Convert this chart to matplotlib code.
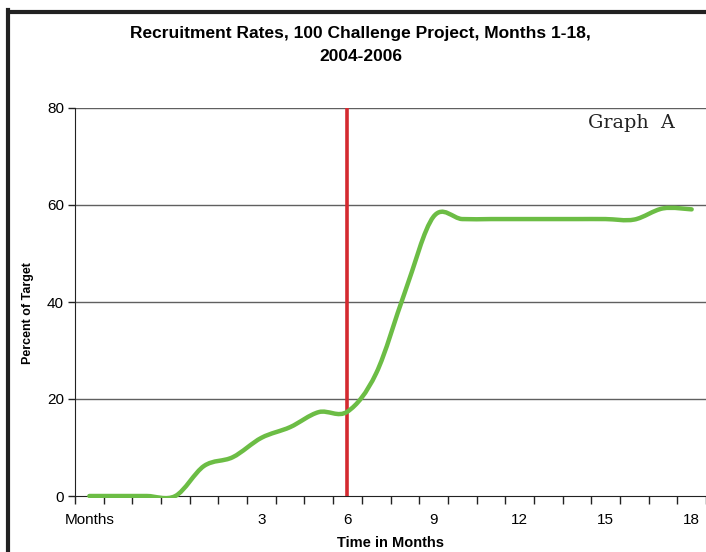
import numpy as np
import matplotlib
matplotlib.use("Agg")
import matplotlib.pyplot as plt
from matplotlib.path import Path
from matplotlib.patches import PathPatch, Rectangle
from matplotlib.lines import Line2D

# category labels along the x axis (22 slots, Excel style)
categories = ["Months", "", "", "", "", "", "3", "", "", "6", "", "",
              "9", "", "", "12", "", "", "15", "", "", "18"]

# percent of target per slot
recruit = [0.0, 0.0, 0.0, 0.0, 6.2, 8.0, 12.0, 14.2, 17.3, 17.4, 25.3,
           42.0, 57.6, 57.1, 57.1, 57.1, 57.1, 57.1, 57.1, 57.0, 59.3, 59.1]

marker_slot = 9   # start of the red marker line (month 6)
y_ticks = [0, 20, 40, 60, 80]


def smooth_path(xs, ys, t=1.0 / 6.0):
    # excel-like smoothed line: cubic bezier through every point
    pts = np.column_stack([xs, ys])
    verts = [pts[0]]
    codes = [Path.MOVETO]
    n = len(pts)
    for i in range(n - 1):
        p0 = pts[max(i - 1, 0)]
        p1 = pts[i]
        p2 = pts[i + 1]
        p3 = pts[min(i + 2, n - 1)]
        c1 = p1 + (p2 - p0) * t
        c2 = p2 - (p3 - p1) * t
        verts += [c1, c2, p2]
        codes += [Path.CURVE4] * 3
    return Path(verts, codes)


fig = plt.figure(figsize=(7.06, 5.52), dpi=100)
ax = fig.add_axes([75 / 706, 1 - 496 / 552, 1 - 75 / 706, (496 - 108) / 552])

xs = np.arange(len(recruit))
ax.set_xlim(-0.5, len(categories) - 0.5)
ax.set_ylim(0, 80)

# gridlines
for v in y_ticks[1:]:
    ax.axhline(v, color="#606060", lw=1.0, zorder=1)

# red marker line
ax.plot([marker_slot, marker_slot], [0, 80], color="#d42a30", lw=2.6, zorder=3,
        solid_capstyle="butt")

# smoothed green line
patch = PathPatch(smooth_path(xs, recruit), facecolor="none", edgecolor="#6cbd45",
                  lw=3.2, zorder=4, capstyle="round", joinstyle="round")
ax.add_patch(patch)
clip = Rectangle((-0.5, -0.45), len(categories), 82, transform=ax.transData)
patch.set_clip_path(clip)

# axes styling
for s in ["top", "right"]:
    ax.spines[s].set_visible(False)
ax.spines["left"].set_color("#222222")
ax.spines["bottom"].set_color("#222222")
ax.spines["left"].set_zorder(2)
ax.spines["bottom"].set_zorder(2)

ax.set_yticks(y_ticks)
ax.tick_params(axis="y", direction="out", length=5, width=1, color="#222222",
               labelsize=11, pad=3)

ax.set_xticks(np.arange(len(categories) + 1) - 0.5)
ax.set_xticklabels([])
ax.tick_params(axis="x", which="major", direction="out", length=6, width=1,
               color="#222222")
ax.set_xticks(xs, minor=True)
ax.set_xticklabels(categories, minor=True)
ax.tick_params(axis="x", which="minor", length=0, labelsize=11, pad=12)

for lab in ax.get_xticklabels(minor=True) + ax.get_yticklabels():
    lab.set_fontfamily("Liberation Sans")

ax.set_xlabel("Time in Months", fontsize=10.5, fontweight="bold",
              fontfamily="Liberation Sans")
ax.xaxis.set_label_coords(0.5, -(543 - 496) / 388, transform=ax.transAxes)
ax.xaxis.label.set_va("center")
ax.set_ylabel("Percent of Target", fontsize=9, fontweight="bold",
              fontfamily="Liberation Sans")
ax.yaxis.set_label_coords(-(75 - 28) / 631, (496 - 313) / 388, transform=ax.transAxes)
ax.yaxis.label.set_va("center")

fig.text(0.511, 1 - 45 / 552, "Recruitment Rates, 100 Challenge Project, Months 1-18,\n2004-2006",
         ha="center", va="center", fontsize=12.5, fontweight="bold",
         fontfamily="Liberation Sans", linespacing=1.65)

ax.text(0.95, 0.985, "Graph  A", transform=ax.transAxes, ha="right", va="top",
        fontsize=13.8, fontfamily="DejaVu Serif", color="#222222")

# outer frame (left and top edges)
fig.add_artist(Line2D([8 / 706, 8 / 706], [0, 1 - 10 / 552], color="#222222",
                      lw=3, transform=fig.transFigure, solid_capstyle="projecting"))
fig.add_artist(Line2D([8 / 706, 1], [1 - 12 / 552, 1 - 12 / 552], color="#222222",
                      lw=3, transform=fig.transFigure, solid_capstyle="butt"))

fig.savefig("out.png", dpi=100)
-*-
Up to and including the line with "57.0, 59.3, 59.1]", copy the data above from its first line. Skip pictures.

Convert this chart to matplotlib code.
import numpy as np
import matplotlib
matplotlib.use("Agg")
import matplotlib.pyplot as plt
from matplotlib.path import Path
from matplotlib.patches import PathPatch, Rectangle
from matplotlib.lines import Line2D

# category labels along the x axis (22 slots, Excel style)
categories = ["Months", "", "", "", "", "", "3", "", "", "6", "", "",
              "9", "", "", "12", "", "", "15", "", "", "18"]

# percent of target per slot
recruit = [0.0, 0.0, 0.0, 0.0, 6.2, 8.0, 12.0, 14.2, 17.3, 17.4, 25.3,
           42.0, 57.6, 57.1, 57.1, 57.1, 57.1, 57.1, 57.1, 57.0, 59.3, 59.1]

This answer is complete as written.